**INFORMATION SUPPLIED:**
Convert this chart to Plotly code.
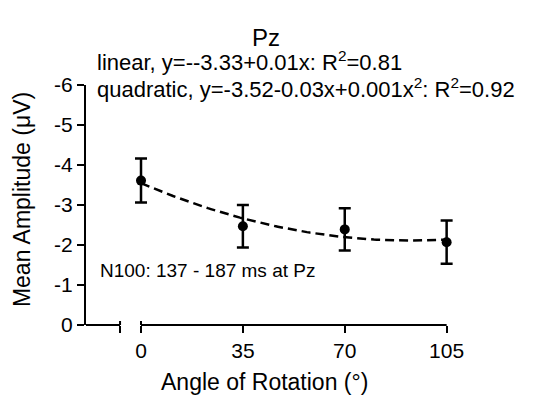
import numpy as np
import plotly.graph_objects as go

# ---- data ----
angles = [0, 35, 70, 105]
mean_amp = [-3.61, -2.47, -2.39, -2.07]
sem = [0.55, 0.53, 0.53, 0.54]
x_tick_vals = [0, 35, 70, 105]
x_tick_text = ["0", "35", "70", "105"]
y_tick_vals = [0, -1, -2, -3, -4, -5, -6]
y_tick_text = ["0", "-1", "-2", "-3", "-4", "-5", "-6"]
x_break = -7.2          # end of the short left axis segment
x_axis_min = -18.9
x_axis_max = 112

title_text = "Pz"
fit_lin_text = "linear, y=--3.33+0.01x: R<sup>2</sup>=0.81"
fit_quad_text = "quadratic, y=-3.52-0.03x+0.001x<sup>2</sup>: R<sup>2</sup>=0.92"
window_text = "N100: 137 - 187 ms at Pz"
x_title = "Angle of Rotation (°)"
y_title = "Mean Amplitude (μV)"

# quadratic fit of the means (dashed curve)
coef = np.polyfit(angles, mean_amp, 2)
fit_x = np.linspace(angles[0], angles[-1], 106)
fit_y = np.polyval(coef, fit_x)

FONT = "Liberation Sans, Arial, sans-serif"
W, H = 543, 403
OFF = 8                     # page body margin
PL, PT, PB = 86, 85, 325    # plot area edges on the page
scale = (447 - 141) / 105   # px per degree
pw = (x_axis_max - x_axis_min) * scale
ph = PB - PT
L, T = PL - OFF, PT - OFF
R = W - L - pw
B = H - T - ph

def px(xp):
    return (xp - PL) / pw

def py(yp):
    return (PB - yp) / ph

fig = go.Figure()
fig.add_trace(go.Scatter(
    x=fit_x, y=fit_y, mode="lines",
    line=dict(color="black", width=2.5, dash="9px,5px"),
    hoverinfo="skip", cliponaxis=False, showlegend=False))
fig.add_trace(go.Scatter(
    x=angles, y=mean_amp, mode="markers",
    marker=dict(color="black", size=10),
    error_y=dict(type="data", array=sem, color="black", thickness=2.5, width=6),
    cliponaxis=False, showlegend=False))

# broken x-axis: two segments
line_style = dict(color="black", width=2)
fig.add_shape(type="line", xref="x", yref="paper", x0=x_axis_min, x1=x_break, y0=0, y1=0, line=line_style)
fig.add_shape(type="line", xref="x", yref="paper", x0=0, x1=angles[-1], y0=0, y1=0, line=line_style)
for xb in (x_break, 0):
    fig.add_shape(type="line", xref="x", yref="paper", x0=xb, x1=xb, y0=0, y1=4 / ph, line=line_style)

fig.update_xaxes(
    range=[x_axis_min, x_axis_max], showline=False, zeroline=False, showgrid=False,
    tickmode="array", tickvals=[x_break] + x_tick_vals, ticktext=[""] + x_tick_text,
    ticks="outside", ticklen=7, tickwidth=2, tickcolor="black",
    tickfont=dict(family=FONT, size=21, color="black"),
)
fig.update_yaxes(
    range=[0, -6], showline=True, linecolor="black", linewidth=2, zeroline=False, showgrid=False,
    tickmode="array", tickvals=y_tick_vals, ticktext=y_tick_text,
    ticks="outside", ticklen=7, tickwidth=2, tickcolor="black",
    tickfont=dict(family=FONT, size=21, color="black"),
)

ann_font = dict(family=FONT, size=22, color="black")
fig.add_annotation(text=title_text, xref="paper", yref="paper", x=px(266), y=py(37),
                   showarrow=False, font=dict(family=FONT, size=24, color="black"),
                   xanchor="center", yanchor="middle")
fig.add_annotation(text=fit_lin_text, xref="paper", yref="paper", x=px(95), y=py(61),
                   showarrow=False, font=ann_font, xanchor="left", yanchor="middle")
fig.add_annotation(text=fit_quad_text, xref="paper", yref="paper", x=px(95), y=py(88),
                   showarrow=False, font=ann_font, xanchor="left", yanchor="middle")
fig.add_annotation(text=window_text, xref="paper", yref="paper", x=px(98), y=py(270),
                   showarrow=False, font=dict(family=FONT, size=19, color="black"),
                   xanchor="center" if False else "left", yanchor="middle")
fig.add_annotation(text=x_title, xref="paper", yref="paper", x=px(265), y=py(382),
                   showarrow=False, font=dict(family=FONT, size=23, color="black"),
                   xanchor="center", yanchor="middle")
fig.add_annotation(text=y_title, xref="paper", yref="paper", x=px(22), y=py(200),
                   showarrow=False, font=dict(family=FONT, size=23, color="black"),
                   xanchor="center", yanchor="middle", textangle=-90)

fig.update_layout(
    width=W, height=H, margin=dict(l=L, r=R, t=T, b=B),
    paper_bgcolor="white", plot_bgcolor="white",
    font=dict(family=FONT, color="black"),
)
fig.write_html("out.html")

**CHALLENGE:** Skip every picture and return the lines above from the top through the one that contains "fit_y = np.polyval(coef, fit_x)".

**SOLUTION TO THE EXERCISE:**
Convert this chart to Plotly code.
import numpy as np
import plotly.graph_objects as go

# ---- data ----
angles = [0, 35, 70, 105]
mean_amp = [-3.61, -2.47, -2.39, -2.07]
sem = [0.55, 0.53, 0.53, 0.54]
x_tick_vals = [0, 35, 70, 105]
x_tick_text = ["0", "35", "70", "105"]
y_tick_vals = [0, -1, -2, -3, -4, -5, -6]
y_tick_text = ["0", "-1", "-2", "-3", "-4", "-5", "-6"]
x_break = -7.2          # end of the short left axis segment
x_axis_min = -18.9
x_axis_max = 112

title_text = "Pz"
fit_lin_text = "linear, y=--3.33+0.01x: R<sup>2</sup>=0.81"
fit_quad_text = "quadratic, y=-3.52-0.03x+0.001x<sup>2</sup>: R<sup>2</sup>=0.92"
window_text = "N100: 137 - 187 ms at Pz"
x_title = "Angle of Rotation (°)"
y_title = "Mean Amplitude (μV)"

# quadratic fit of the means (dashed curve)
coef = np.polyfit(angles, mean_amp, 2)
fit_x = np.linspace(angles[0], angles[-1], 106)
fit_y = np.polyval(coef, fit_x)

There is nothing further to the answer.